### Aim of the task
Identify the lines holding "matplotlib" and copy them.

Charts and diagrams as code:
···
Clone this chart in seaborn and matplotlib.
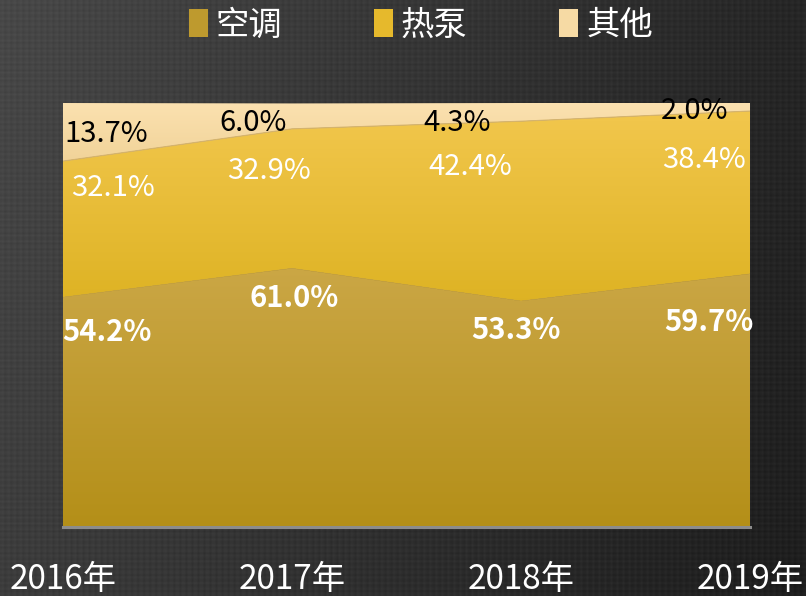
import numpy as np
import pandas as pd
import matplotlib
matplotlib.use("Agg")
import matplotlib.pyplot as plt
from matplotlib.colors import LinearSegmentedColormap
from matplotlib.patches import Patch
import seaborn as sns

# ---- data -------------------------------------------------------------
years = ["2016年", "2017年", "2018年", "2019年"]
series_names = ["空调", "热泵", "其他"]
aircon = [54.2, 61.0, 53.3, 59.7]
heatpump = [32.1, 32.9, 42.4, 38.4]
other = [13.7, 6.0, 4.3, 2.0]

sns.set_style("white")
plt.rcParams["font.family"] = ["Noto Sans CJK SC", "DejaVu Sans"]

W, H, DPI = 806, 596, 100
fig = plt.figure(figsize=(W / DPI, H / DPI), dpi=DPI)

# ---- dark background with a soft diagonal falloff --------------------
bg_ax = fig.add_axes([0, 0, 1, 1], zorder=-10)
gx = np.linspace(0, 1, 400)[None, :]
gy = np.linspace(0, 1, 300)[:, None]
tl, tr, bl, br = 0x48, 0x26, 0x3c, 0x1e
level = (tl * (1 - gx) * (1 - gy) + tr * gx * (1 - gy)
         + bl * (1 - gx) * gy + br * gx * gy) / 255.0
# faint woven texture
weave = 0.014 * (np.sin(np.arange(400) * 2.1)[None, :] + np.sin(np.arange(300) * 2.3)[:, None])
level = np.clip(level + weave, 0, 1)
bg_ax.imshow(np.dstack([level] * 3), aspect="auto", extent=[0, 1, 0, 1],
             interpolation="bilinear")
bg_ax.set_axis_off()

# ---- main plotting area ---------------------------------------------
ax = fig.add_axes([63 / W, 1 - 527 / H, 687 / W, 424 / H])
ax.set_facecolor("none")

x = np.arange(len(years))
lower1 = np.zeros(len(years))
upper1 = np.array(aircon)
upper2 = upper1 + np.array(heatpump)
upper3 = upper2 + np.array(other)

bounds = pd.DataFrame({
    "x": np.concatenate([x, x]),
    "y": np.concatenate([upper1, upper2]),
    "edge": ["a"] * len(x) + ["b"] * len(x),
})

gradients = [
    (lower1, upper1, ["#B48F18", "#CBA746"], (0, 62)),
    (upper1, upper2, ["#DAAF1C", "#F3C84F"], (45, 100)),
    (upper2, upper3, ["#F0D296", "#FBE1B0"], (85, 100)),
]
for i, (lo, hi, cols, (v0, v1)) in enumerate(gradients):
    poly = ax.fill_between(x, lo, hi, facecolor="none", edgecolor="none")
    cmap = LinearSegmentedColormap.from_list(f"g{i}", cols)
    grad = np.linspace(0, 1, 256)[:, None]
    im = ax.imshow(grad, cmap=cmap, aspect="auto", origin="lower",
                   extent=[x[0], x[-1], v0, v1], zorder=1 + i * 0.1,
                   interpolation="bilinear")
    im.set_clip_path(poly.get_paths()[0], ax.transData)

# thin boundary between the heat-pump and other bands
sns.lineplot(data=bounds[bounds.edge == "b"], x="x", y="y", ax=ax,
             color="#D6B46C", lw=0.8, zorder=3, legend=False)
sns.lineplot(data=bounds[bounds.edge == "a"], x="x", y="y", ax=ax,
             color="#CCA744", lw=0.5, zorder=3, legend=False)

ax.set_xlim(x[0], x[-1])
ax.set_ylim(0, 100)
ax.set_xlabel("")
ax.set_ylabel("")
ax.set_yticks([])
ax.set_xticks(x)
ax.set_xticklabels(years, color="white", fontsize=24)
ax.tick_params(axis="x", length=0, pad=25)
for s in ["top", "left", "right"]:
    ax.spines[s].set_visible(False)
ax.spines["bottom"].set_color("#8C8C8C")
ax.spines["bottom"].set_linewidth(2.2)
ax.spines["bottom"].set_zorder(5)

# ---- value labels ----------------------------------------------------
label_spots = {
    "其他": ([0.19, 0.83, 1.72, 2.76], [92.6, 95.3, 95.3, 98.0]),
    "热泵": ([0.22, 0.90, 1.78, 2.80], [80.0, 84.0, 85.0, 86.6]),
    "空调": ([0.19, 1.01, 1.98, 2.82], [46.0, 54.0, 46.5, 48.4]),
}
styles = {
    "其他": dict(color="black", fontweight="normal"),
    "热泵": dict(color="white", fontweight="normal"),
    "空调": dict(color="white", fontweight="bold"),
}
values = {"空调": aircon, "热泵": heatpump, "其他": other}
for name in series_names:
    xs, ys = label_spots[name]
    for v, lx, ly in zip(values[name], xs, ys):
        ax.text(lx, ly, f"{v:.1f}%", ha="center", va="center", fontsize=21,
                zorder=6, clip_on=False, **styles[name])

# ---- legend ----------------------------------------------------------
handles = [Patch(facecolor=c, edgecolor="none")
           for c in ["#BE9A2E", "#E6B92C", "#F6DAA4"]]
leg = fig.legend(handles, series_names, loc="center", bbox_to_anchor=(421 / W, 1 - 25 / H),
                 ncol=3, frameon=False, fontsize=24, labelcolor="white",
                 handlelength=0.55, handleheight=0.9, handletextpad=0.25,
                 columnspacing=2.75)

fig.savefig("out.png", dpi=DPI)
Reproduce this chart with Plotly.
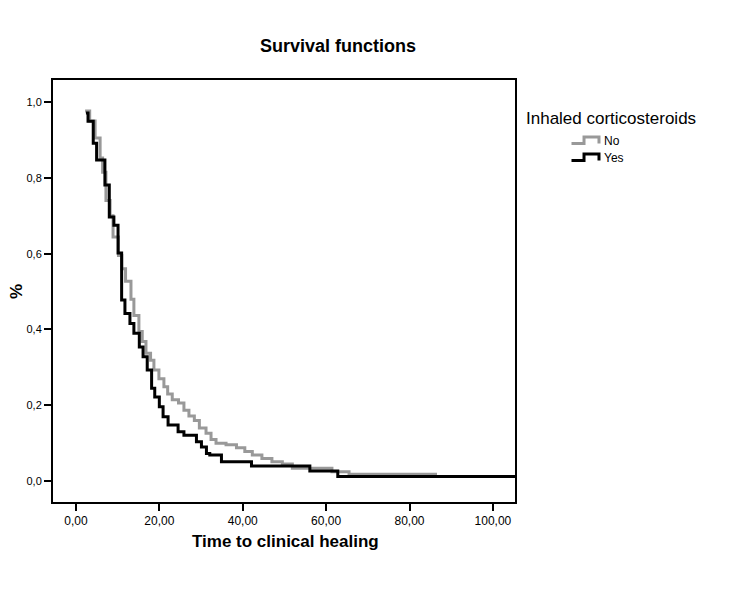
···
### Solution to this problem
Clone this chart in seaborn and matplotlib.
import matplotlib
matplotlib.use("Agg")
import matplotlib.pyplot as plt
from matplotlib.colors import LinearSegmentedColormap
from matplotlib.patches import Patch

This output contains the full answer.